(Information shown)
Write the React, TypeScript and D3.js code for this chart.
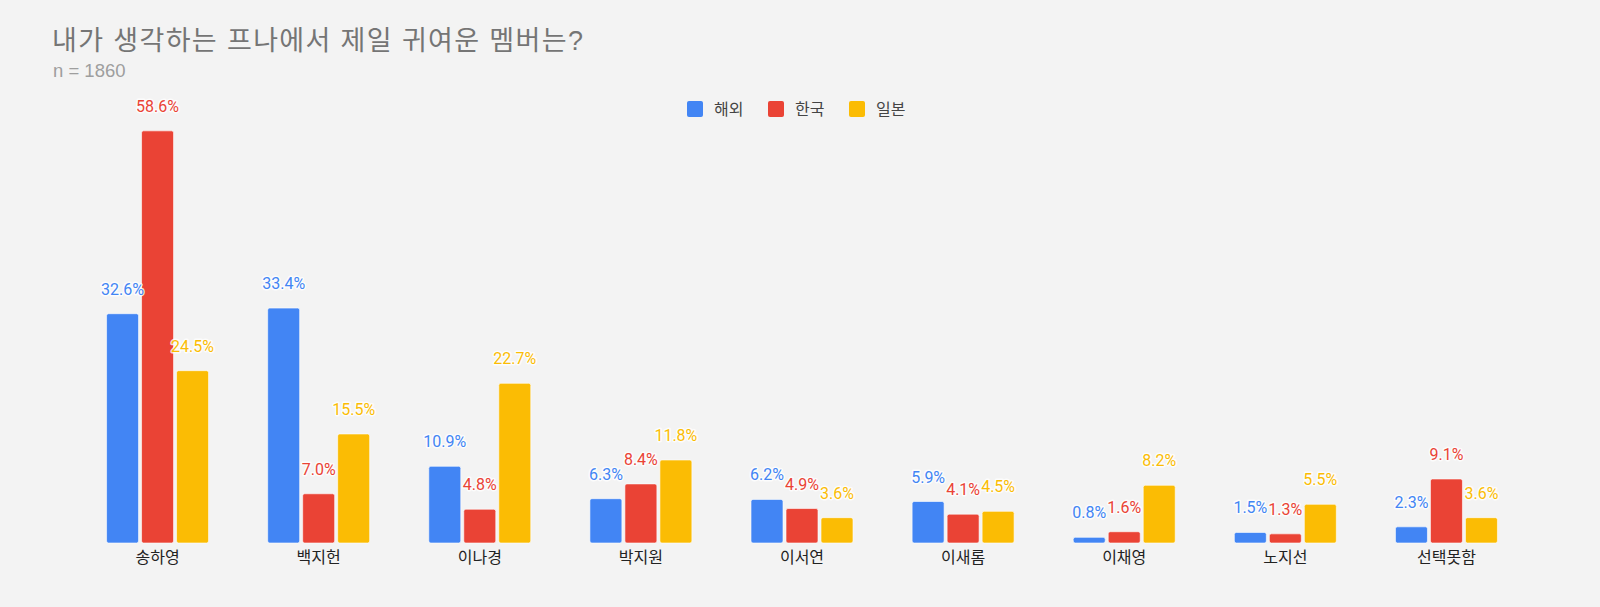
import React from 'react'
import * as d3 from 'd3'

// survey: 내가 생각하는 프나에서 제일 귀여운 멤버는?
const members = ['송하영', '백지헌', '이나경', '박지원', '이서연', '이새롬', '이채영', '노지선', '선택못함']
const seriesNames = ['해외', '한국', '일본']
const overseas = [32.6, 33.4, 10.9, 6.3, 6.2, 5.9, 0.8, 1.5, 2.3]
const korea = [58.6, 7.0, 4.8, 8.4, 4.9, 4.1, 1.6, 1.3, 9.1]
const japan = [24.5, 15.5, 22.7, 11.8, 3.6, 4.5, 8.2, 5.5, 3.6]
const colors = ['#4285F4', '#EA4335', '#FBBC04']

const W = 1600
const H = 607
const FONT = "Roboto, 'Noto Sans CJK KR', sans-serif"
const TITLE_FONT = "'Liberation Sans', Arial, 'Noto Sans CJK KR', sans-serif"

function App() {
  const values = [overseas, korea, japan]

  const x = d3.scaleBand<string>().domain(members).range([77, 1527]).paddingInner(0.367).paddingOuter(0.1835)
  const xs = d3.scaleBand<string>().domain(seriesNames).range([0, x.bandwidth()]).paddingInner(0.086)
  const y = d3.scaleLinear().domain([0, 60]).range([543, 121])

  const fmt = d3.format('.1f')

  return (
    <div style={{position: 'absolute', left: 0, top: 0}}>
      <svg width={W} height={H} style={{display: 'block', fontFamily: FONT}}>
        <rect width={W} height={H} fill="#f3f3f3" />

        {/* title */}
        <text
          x={52}
          y={50}
          fontSize={27}
          fill="#757575"
          fontFamily={TITLE_FONT}
          textLength={531}
          lengthAdjust="spacing">
          내가 생각하는 프나에서 제일 귀여운 멤버는?
        </text>
        <text x={53} y={77} fontSize={18.5} fill="#9e9e9e" fontFamily={TITLE_FONT}>
          n = 1860
        </text>

        {/* legend */}
        <g>
          {seriesNames.map((s, i) => (
            <g key={s} transform={`translate(${687 + i * 81},101)`}>
              <rect width={16} height={16} rx={2} fill={colors[i]} />
              <text x={27} y={13.5} fontSize={16} fill="#444">
                {s}
              </text>
            </g>
          ))}
        </g>

        {/* bars */}
        {members.map((m, ci) => (
          <g key={m} transform={`translate(${x(m)},0)`}>
            {seriesNames.map((s, si) => {
              const v = values[si][ci]
              const bx = xs(s) as number
              const top = y(v)
              return (
                <rect
                  key={s}
                  x={bx}
                  y={top}
                  width={xs.bandwidth()}
                  height={y(0) - top}
                  rx={2}
                  fill={colors[si]}
                  stroke="#ffffff"
                  strokeOpacity={0.6}
                  strokeWidth={1}
                />
              )
            })}
          </g>
        ))}

        {/* annotations */}
        {members.map((m, ci) => (
          <g key={m} transform={`translate(${x(m)},0)`}>
            {seriesNames.map((s, si) => {
              const v = values[si][ci]
              return (
                <text
                  key={s}
                  x={(xs(s) as number) + xs.bandwidth() / 2}
                  y={y(v) - 19}
                  textAnchor="middle"
                  fontSize={16}
                  fill={colors[si]}
                  stroke="#ffffff"
                  strokeWidth={3}
                  strokeOpacity={0.8}
                  strokeLinejoin="round"
                  paintOrder="stroke">
                  {fmt(v)}%
                </text>
              )
            })}
          </g>
        ))}

        {/* category axis */}
        {members.map(m => (
          <text key={m} x={(x(m) as number) + x.bandwidth() / 2} y={563} textAnchor="middle" fontSize={16} fill="#222">
            {m}
          </text>
        ))}
      </svg>
    </div>
  )
}

export default App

(Written exercise) Each line from the top of the material through the line containing "const colors = ['#4285F4', '#EA4335', '#FBBC04']" should be reproduced exactly; please drop any images.

(Solved exercise)
Write the React, TypeScript and D3.js code for this chart.
import React from 'react'
import * as d3 from 'd3'

// survey: 내가 생각하는 프나에서 제일 귀여운 멤버는?
const members = ['송하영', '백지헌', '이나경', '박지원', '이서연', '이새롬', '이채영', '노지선', '선택못함']
const seriesNames = ['해외', '한국', '일본']
const overseas = [32.6, 33.4, 10.9, 6.3, 6.2, 5.9, 0.8, 1.5, 2.3]
const korea = [58.6, 7.0, 4.8, 8.4, 4.9, 4.1, 1.6, 1.3, 9.1]
const japan = [24.5, 15.5, 22.7, 11.8, 3.6, 4.5, 8.2, 5.5, 3.6]
const colors = ['#4285F4', '#EA4335', '#FBBC04']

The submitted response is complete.